Teaching Young Adults With Disabilities Through Service Learning: Students' Perceptions

Thursday, March 31, 2011
Exhibit Hall Poster Area 1 (Convention Center)
Elizabeth Woodruff, Thte University of Alabama, Tuscaloosa, AL, Jean Ann Hargreaves, University of Texas at Arlington, Arlington, TX and Tasha Guadalupe, The University of Alabama, Tuscaloosa, AL

Background/Purpose Service learning has two pedagogical goals: increasing civic responsibility and facilitating academic objectives. It may also positively affect students' personal and social development. The purpose of this study was to examine what undergraduate students learning to teach young adults with disabilities consider meaningful and how perceptions regarding disabilities evolve during a field experience that incorporates service learning and critical reflection.

Method The participants were 50 undergraduate students enrolled in an Adapted Physical Education course. The service learning included students delivering health and fitness instruction on an individual basis to 24 young adults with disabilities over a semester (total of 384 sessions). The instructional groups remained constant. Data collection included critical incident reflections (400), formal interviews (50), and document analysis (50 fitness evaluations). Grounded theory approach guided data analysis, and we performed content analysis with subsequent data triangulation.
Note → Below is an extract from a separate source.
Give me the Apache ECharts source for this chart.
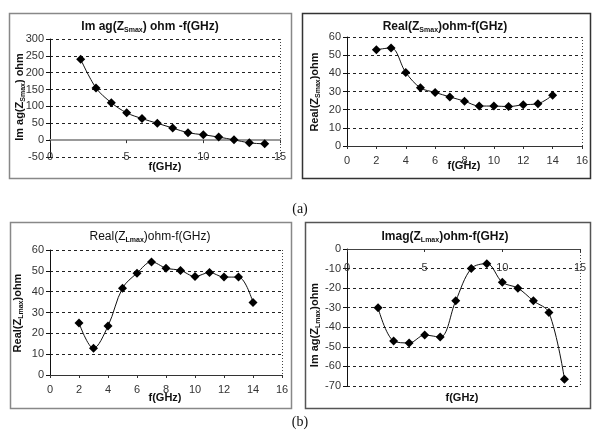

Analysis/Results The results suggest that students progressed through three stages of development: shock, normalization, and engagement. However, the duration of each phase seemed to be unique to each student. Students considered establishing and developing relationships with young adults with disabilities as their most meaningful experiences. The major difficulties were (a) communication and (b) implementing effective teaching strategies for each individual's unique needs.

Conclusions Service learning seems to be an effective avenue for students to master course content in a way that meaningfully integrates classroom and field experiences. The reflections are critical for students to push through the shock and normalization phases to engagement, which constitutes a change, not only in attitude and understanding, but in behavior.